Yep, it’s been two whole decades since Radiohead shook the music world to its foundations with their masterwork OK Computer, and the band are in a reflective mood as they sit down with Rolling Stone magazine for a very in-depth chat about the record, and everything that’s happened since.
It’s a great read, full of interesting bits of trivia and personal revelations that may catch even the most ardent Radiohead fan off-guard. From encounters with ghosts to a hatred of Britpop, here are just a few of our favourites.
Thom Yorke took himself way too seriously
Surprising absolutely nobody is the idea that Thom may have been a bit too serious at times, especially in his early days. As it turns out though, the wisdom of age has given him some perspective on life, and the advice that he’d now give his younger self is pretty to the point:
“Lighten the fuck up.”
He genuinely hated the attention
There’s always an adjustment period for anyone who gets thrust into the spotlight, and some musicians are more prepared to embrace the lifestyle than others. For Yorke though, the media circus that followed him after OK Computer released, not to mention the sudden attention from fans, was too much.
“I did have fun sometimes,” he says. “But the public side of it, and the way people talked to me, even on the street, I could not fucking handle it.

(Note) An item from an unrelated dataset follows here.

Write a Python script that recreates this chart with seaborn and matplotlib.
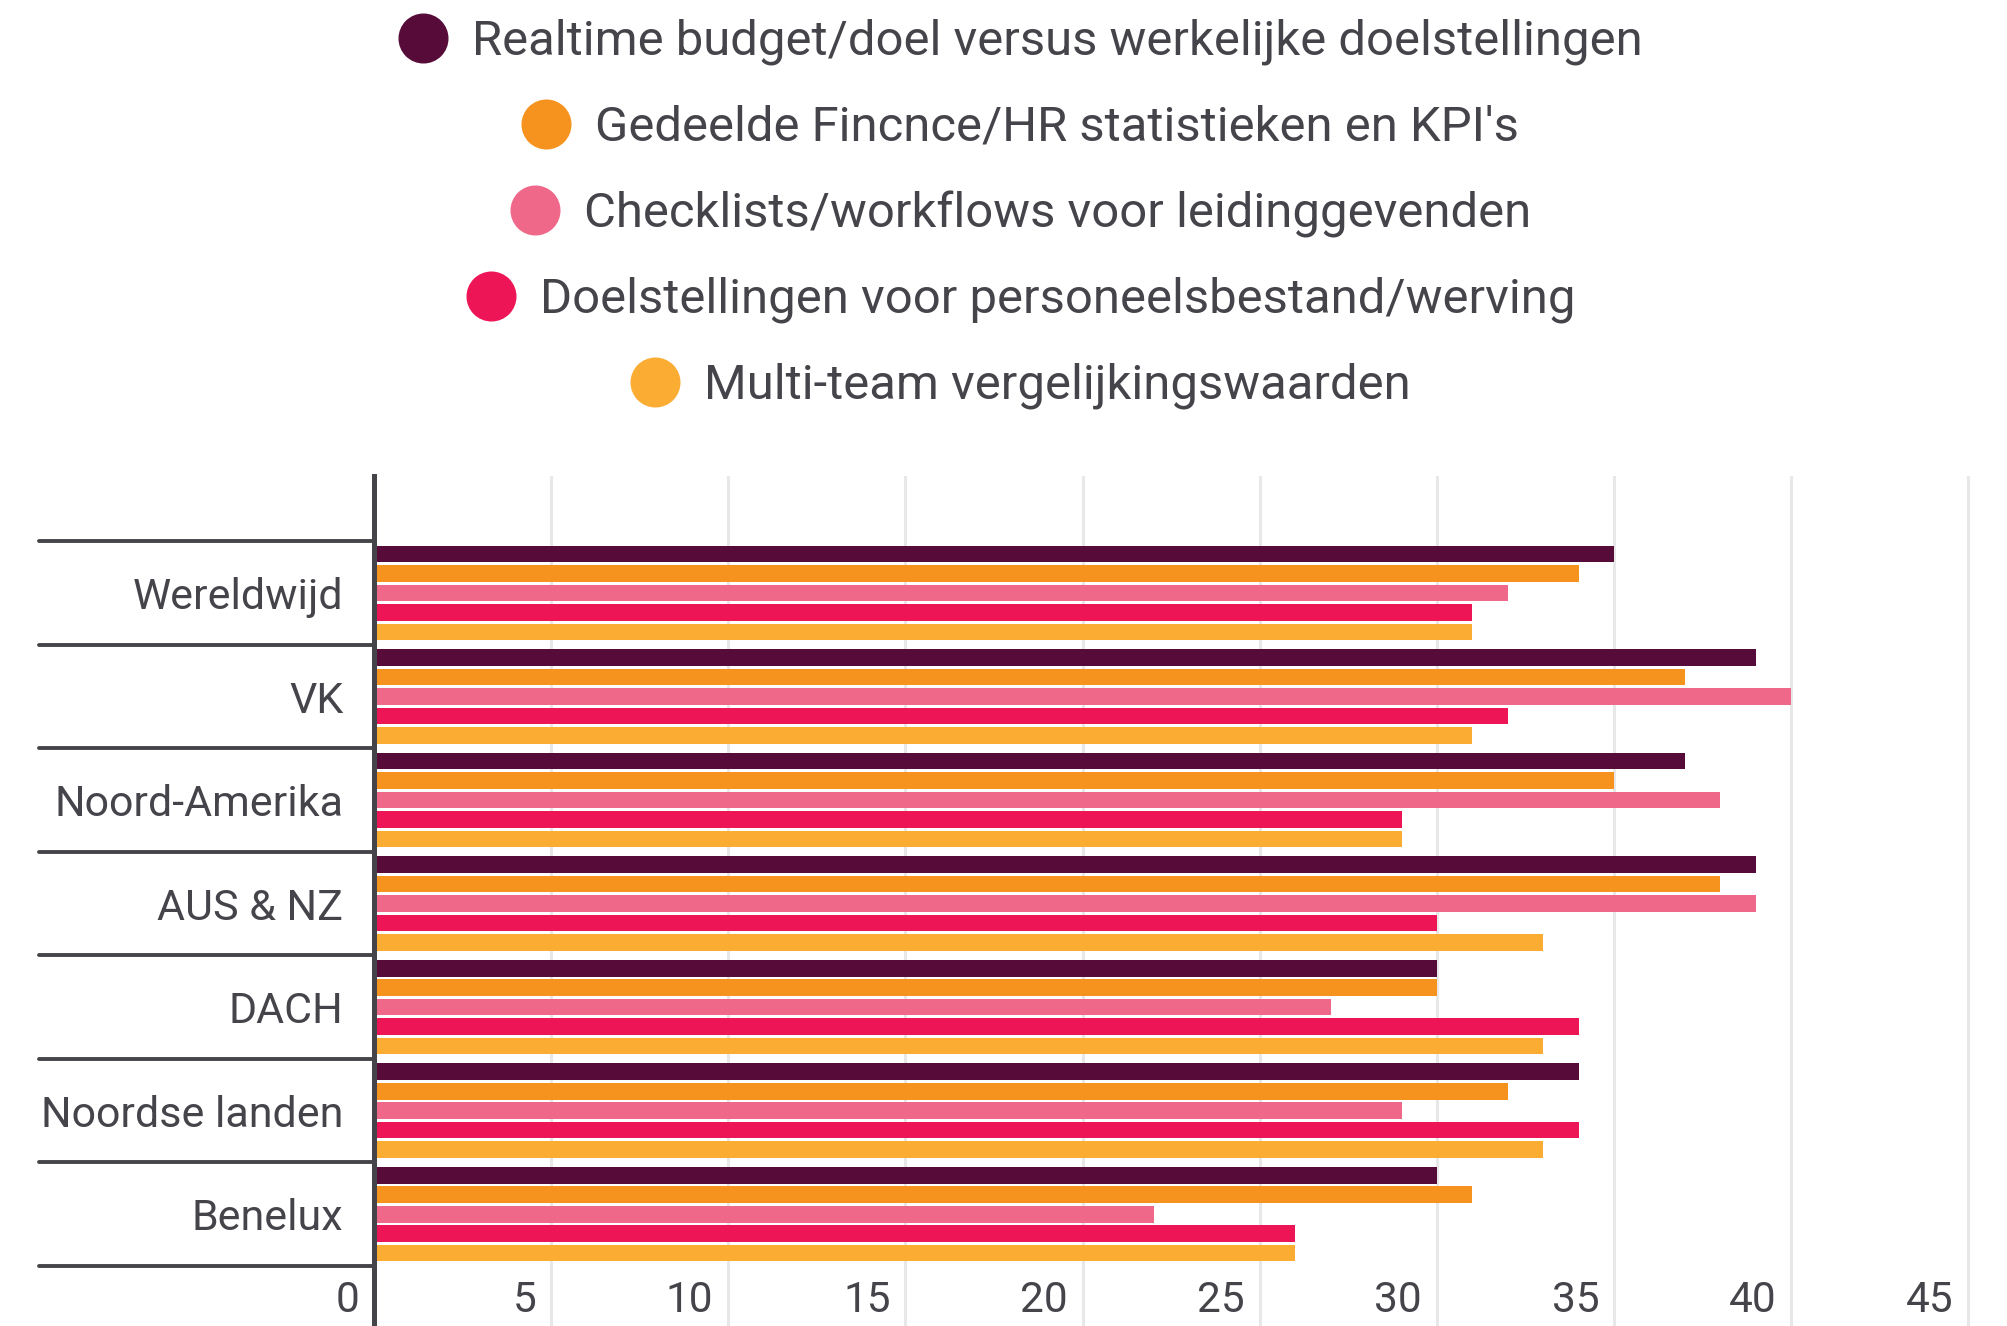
import matplotlib
matplotlib.use("Agg")
import matplotlib.pyplot as plt
import matplotlib.transforms as mtransforms
from matplotlib.lines import Line2D
import seaborn as sns
import pandas as pd

regions = ["Wereldwijd", "VK", "Noord-Amerika", "AUS & NZ", "DACH", "Noordse landen", "Benelux"]
series = [
    "Realtime budget/doel versus werkelijke doelstellingen",
    "Gedeelde Fincnce/HR statistieken en KPI's",
    "Checklists/workflows voor leidinggevenden",
    "Doelstellingen voor personeelsbestand/werving",
    "Multi-team vergelijkingswaarden",
]
realtime = [35, 39, 37, 39, 30, 34, 30]
gedeelde = [34, 37, 35, 38, 30, 32, 31]
checklists = [32, 40, 38, 39, 27, 29, 22]
doelstellingen = [31, 32, 29, 30, 34, 34, 26]
multiteam = [31, 31, 29, 33, 33, 33, 26]
xticks = [0, 5, 10, 15, 20, 25, 30, 35, 40, 45]
colors = ["#560B39", "#F6921E", "#F06889", "#EE1556", "#FBAD33"]

values = [realtime, gedeelde, checklists, doelstellingen, multiteam]
rows = []
for s, vals in zip(series, values):
    for r, v in zip(regions, vals):
        rows.append({"region": r, "series": s, "value": v})
df = pd.DataFrame(rows)

sns.set_theme(style="white")
plt.rcParams["font.family"] = ["Roboto", "DejaVu Sans"]
text_color = "#45444A"

fig = plt.figure(figsize=(20.08, 13.26), dpi=100)
ax = fig.add_axes([374 / 2008, 0.0, (1972 - 374) / 2008, 1 - 476 / 1326])

sns.barplot(data=df, y="region", x="value", hue="series", orient="h",
            palette=colors, width=0.94, gap=0.14, legend=False, ax=ax,
            order=regions, hue_order=series, saturation=1, errorbar=None,
            linewidth=0)

ax.set_xlim(0, 45.1)
ax.set_ylim(len(regions) - 1 + 0.5 + 0.58, -1.13)
ax.set_xlabel("")
ax.set_ylabel("")

# grid lines
for t in xticks[1:]:
    ax.axvline(t, color="#E8E8E8", lw=2.2, zorder=0)
ax.set_xticks([])
for sp in ["top", "right", "bottom"]:
    ax.spines[sp].set_visible(False)
ax.spines["left"].set_color(text_color)
ax.spines["left"].set_linewidth(3.6)
ax.spines["left"].set_zorder(5)

# category labels
ax.tick_params(axis="y", length=0, pad=22, labelsize=31, labelcolor=text_color)

# separators
for i in range(len(regions) + 1):
    ax.axhline(i - 0.5, xmin=-0.2095, xmax=0, color=text_color, lw=2.8,
               clip_on=False, zorder=4)

# x tick labels inside bottom
trans = mtransforms.blended_transform_factory(ax.transData, ax.transAxes)
off = mtransforms.ScaledTranslation(-0.15, 0, fig.dpi_scale_trans)
for t in xticks:
    ax.text(t, 0.03, str(t), transform=trans + off, ha="right", va="center",
            fontsize=30.5, color=text_color)

# legend: one centered row per series
ys = [42, 128, 214, 300, 386]
for s, c, y in zip(series, colors, ys):
    h = Line2D([], [], marker="o", linestyle="", markersize=35, color=c)
    fig.legend(handles=[h], labels=[s], loc="center",
               bbox_to_anchor=(0.5083, 1 - y / 1326), frameon=False,
               fontsize=35.3, labelcolor=text_color, handlelength=1.0,
               handletextpad=0.5, borderpad=0, borderaxespad=0)

fig.savefig("out.png", dpi=100)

David Bowie was able to use these personas that would fuck with his relationship with the fans. He did it all in a very finessed, elegant way. I did not.”
He cut his hair because ghosts told him to
“Ghosts would talk to me while I was asleep,” he tells author Andy Greene of his stay with the band at Jane Seymour’s mansion. “There was one point where I got up in the morning after a night of hearing voices and decided I had to cut my hair.”

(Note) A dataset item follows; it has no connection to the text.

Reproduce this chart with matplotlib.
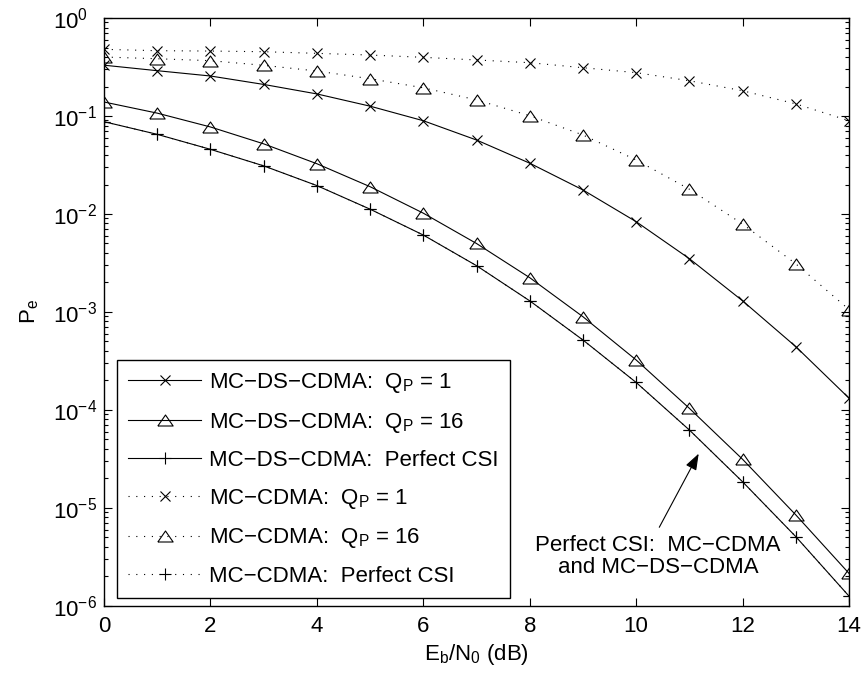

He actually did give himself an impromptu haircut, and scared his bandmates just a little. “I cut myself a few times. It got messy. I came downstairs and everyone was like, ‘Uh, are you all right?’ I was like, ‘What’s wrong?’ Phil very gently took me downstairs and shaved it all off.”

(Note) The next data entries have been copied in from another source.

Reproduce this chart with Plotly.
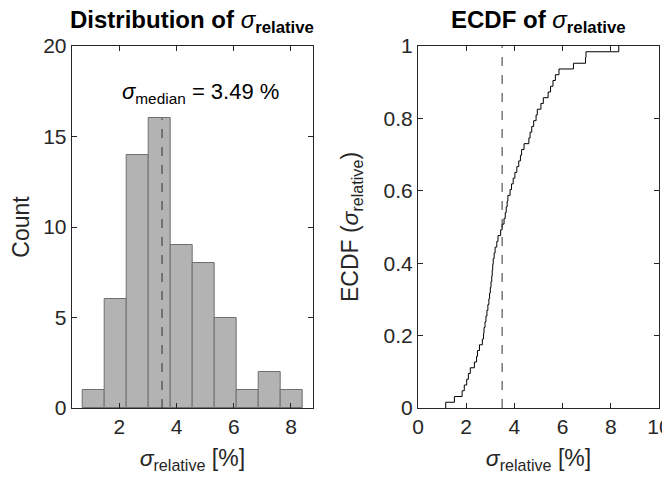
import numpy as np
import plotly.graph_objects as go

sigma_values = [
    1.15,
    1.51, 1.83, 1.92, 2.02, 2.09, 2.17,
    2.34, 2.43, 2.47, 2.55, 2.67, 2.72, 2.74, 2.78, 2.82, 2.86, 2.90, 2.94, 2.97, 3.00,
    3.03, 3.06, 3.08, 3.10, 3.12, 3.16, 3.20, 3.27, 3.32, 3.43, 3.49, 3.57, 3.62, 3.66, 3.70, 3.73,
    3.82, 3.88, 3.95, 4.02, 4.10, 4.18, 4.25, 4.30, 4.40,
    4.60, 4.65, 4.72, 4.80, 4.90, 4.95, 5.10, 5.20,
    5.40, 5.50, 5.60, 5.70, 5.85,
    6.45,
    6.95, 6.97,
    8.33,
]
median_value = 3.49
median_peak_count = 16
bin_start, bin_end, bin_size = 0.70, 8.43, 0.772

left_xticks = [2, 4, 6, 8]
left_yticks = [0, 5, 10, 15, 20]
right_xticks = [0, 2, 4, 6, 8, 10]
right_yticks = [0, 0.2, 0.4, 0.6, 0.8, 1]
right_yticklabels = ["0", "0.2", "0.4", "0.6", "0.8", "1"]

FONT = "Liberation Sans, Arial, sans-serif"
TICK_COLOR = "#262626"
TICK_SIZE = 21
LABEL_SIZE = 23

W, H = 670, 483
OFF = 8  # page body offset
def xd(a, b):
    return [(a - OFF) / W, (b - OFF) / W]
Y_DOM = [(H - (408 - OFF)) / H, (H - (46 - OFF)) / H]
LEFT_DOM = xd(71.7, 313)
RIGHT_DOM = xd(418, 659)
TITLE_Y = (H - 31) / H

xs = np.sort(np.array(sigma_values))
n = len(xs)
ecdf_x = np.concatenate([[xs[0]], xs])
ecdf_y = np.concatenate([[0.0], np.arange(1, n + 1) / n])

fig = go.Figure()

fig.add_trace(go.Histogram(
    x=sigma_values,
    xbins=dict(start=bin_start, end=bin_end, size=bin_size),
    marker=dict(color="#b3b3b3", line=dict(color="#6f6f6f", width=1)),
    xaxis="x", yaxis="y", showlegend=False,
))
fig.add_trace(go.Scatter(
    x=[median_value, median_value], y=[0, median_peak_count],
    mode="lines", line=dict(color="#333333", width=1, dash="dash"),
    xaxis="x", yaxis="y", showlegend=False,
))
fig.add_trace(go.Scatter(
    x=ecdf_x, y=ecdf_y, mode="lines", line=dict(color="black", width=1, shape="hv"),
    xaxis="x2", yaxis="y2", showlegend=False,
))
fig.add_trace(go.Scatter(
    x=[median_value, median_value], y=[0, 1],
    mode="lines", line=dict(color="#333333", width=1, dash="dash"),
    xaxis="x2", yaxis="y2", showlegend=False,
))

ax_common = dict(
    showline=True, linecolor=TICK_COLOR, linewidth=1, mirror="ticks",
    ticks="inside", ticklen=5, tickcolor=TICK_COLOR, showgrid=False, zeroline=False,
    tickfont=dict(family=FONT, size=TICK_SIZE, color=TICK_COLOR), automargin=False,
)
SUB = '<sub style="font-size:%dpx">%s</sub>'
xlabel = "<i>σ</i>" + SUB % (20, "relative") + " [%]"
label_font = dict(family=FONT, size=LABEL_SIZE, color=TICK_COLOR)

fig.update_layout(
    width=W, height=H,
    margin=dict(l=0, r=0, t=0, b=0),
    plot_bgcolor="white", paper_bgcolor="white",
    bargap=0,
    xaxis=dict(domain=LEFT_DOM, range=[0.33, 8.77], tickvals=left_xticks,
               anchor="y", title=dict(text=xlabel, font=label_font, standoff=12),
               **ax_common),
    yaxis=dict(domain=Y_DOM, range=[0, 20], tickvals=left_yticks, anchor="x",
               title=dict(text="Count", font=label_font, standoff=8),
               **ax_common),
    xaxis2=dict(domain=RIGHT_DOM, range=[0, 10], tickvals=right_xticks, anchor="y2",
                title=dict(text=xlabel, font=label_font, standoff=12),
                **ax_common),
    yaxis2=dict(domain=Y_DOM, range=[0, 1], tickvals=right_yticks, ticktext=right_yticklabels,
                anchor="x2",
                title=dict(text="ECDF (<i>σ</i>" + SUB % (20, "relative") + ")", font=label_font, standoff=18),
                **ax_common),
    annotations=[
        dict(text="<b>Distribution of </b><i>σ</i>" + SUB % (18, "<b>relative</b>"), xref="paper", yref="paper",
             x=sum(LEFT_DOM) / 2, y=TITLE_Y, xanchor="center", yanchor="bottom", showarrow=False,
             font=dict(family=FONT, size=24, color="black")),
        dict(text="<b>ECDF of </b><i>σ</i>" + SUB % (18, "<b>relative</b>"), xref="paper", yref="paper",
             x=sum(RIGHT_DOM) / 2, y=TITLE_Y, xanchor="center", yanchor="bottom", showarrow=False,
             font=dict(family=FONT, size=24, color="black")),
        dict(text="<i>σ</i>" + SUB % (18, "median") + " = %.2f %%" % median_value, xref="x", yref="y",
             x=4.83, y=17.4, xanchor="center", yanchor="middle", showarrow=False,
             font=dict(family=FONT, size=22, color="black")),
    ],
)

fig.write_html("out.html")
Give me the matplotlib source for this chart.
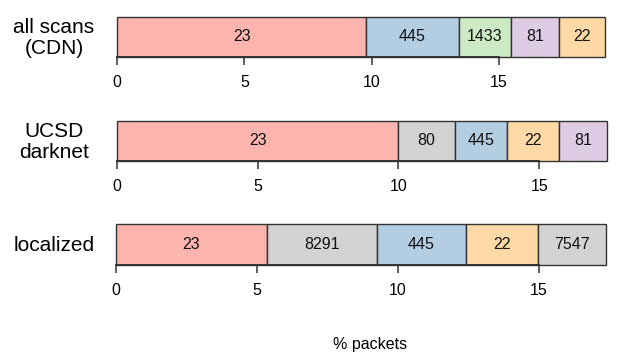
import matplotlib.pyplot as plt

plt.rcParams['font.family'] = ['Liberation Sans', 'DejaVu Sans']

# % of packets per destination port, stacked left to right
scans_ports = ['23', '445', '1433', '81', '22']
scans_pct = [9.77, 3.65, 2.05, 1.88, 1.81]

darknet_ports = ['23', '80', '445', '22', '81']
darknet_pct = [10.0, 2.0, 1.85, 1.84, 1.72]

local_ports = ['23', '8291', '445', '22', '7547']
local_pct = [5.38, 3.90, 3.13, 2.57, 2.41]

row_labels = ['all scans\n(CDN)', 'UCSD\ndarknet', 'localized']
xticks = [0, 5, 10, 15]

port_colors = {'23': '#FBB4AE', '445': '#B3CDE3', '1433': '#CCEBC5',
               '81': '#DECBE4', '22': '#FED9A6'}
other_color = '#D3D3D3'
edge = '#333333'

fig = plt.figure(figsize=(6.25, 3.64), dpi=100)

rows = [(scans_ports, scans_pct), (darknet_ports, darknet_pct), (local_ports, local_pct)]
# (left px, right px, top px, bottom px) of each bar box
boxes = [(117.2, 605, 16.7, 57), (116.7, 607.3, 120.7, 161), (115.7, 606, 224, 265)]
W, H = 625, 364

for (ports, pct), label, (x0, x1, y0, y1) in zip(rows, row_labels, boxes):
    ax = fig.add_axes([x0 / W, 1 - y1 / H, (x1 - x0) / W, (y1 - y0) / H])
    left = 0
    for p, v in zip(ports, pct):
        ax.barh(0, v, left=left, height=1, color=port_colors.get(p, other_color),
                edgecolor=edge, linewidth=1.0, align='edge', clip_on=False)
        ax.text(left + v / 2, 0.5, p, ha='center', va='center', fontsize=11.5, color='#111111')
        left += v
    ax.set_xlim(0, sum(pct))
    ax.set_ylim(0, 1)
    for s in ['top', 'right', 'left']:
        ax.spines[s].set_visible(False)
    ax.spines['bottom'].set_bounds(0, 15)
    ax.spines['bottom'].set_color(edge)
    ax.spines['bottom'].set_linewidth(1.4)
    ax.set_yticks([])
    ax.set_xticks(xticks)
    ax.tick_params(axis='x', direction='out', length=6, width=1.1, color=edge,
                   pad=7, labelsize=11.5)
    ax.spines['bottom'].set_zorder(5)
    fig.text(54 / W, 1 - ((y0 + y1) / 2 + 1) / H, label, ha='center', va='center',
             fontsize=15, linespacing=1.15)

fig.text(370 / W, 1 - 345 / H, '% packets', ha='center', va='center', fontsize=11.5)

fig.savefig('out.png', dpi=100)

They hate Britpop and prog comparisons
Radiohead’s rise came at a time during which their country was in the thrall of everything Britpop and, according to Jonny Greenwood, they hated being thrown into the same category simply because they were a British band.
“To us, Britpop was just a 1960s revival,” he says. “It just leads to pastiche. It’s you wishing it was another era. But as soon as you go down that route, you might as well be a Dixieland jazz band, really.”
He’s not to fond of prog rock either, or at least the comparisons that were made to Radiohead’s material, claiming that while their compositions feel pretty organic, prog is far too structured.
“The problem with prog stuff is it sounds like it really has been thought about. And it’s exhausting as a result. All those records were very pastoral, and they’re preaching about unicorns and dinosaurs.”
Thom might let the band record live next time
While lamenting the lack of more shows on the recent tour, Colin Greenwood wished that the band had “spent more time in a room playing, working on stuff together,” before adding “But this is how we’ve worked for a long time.”
“I’ve always been extreme about resisting us being a drum-guitar-bass band,” Thom replied. “But if that’s what people want to try, I’m too old to be standing there with a hammer and saying, ‘We must do this, we must do that!’ I would like everyone to feel free. But, you know, it’s not easy.”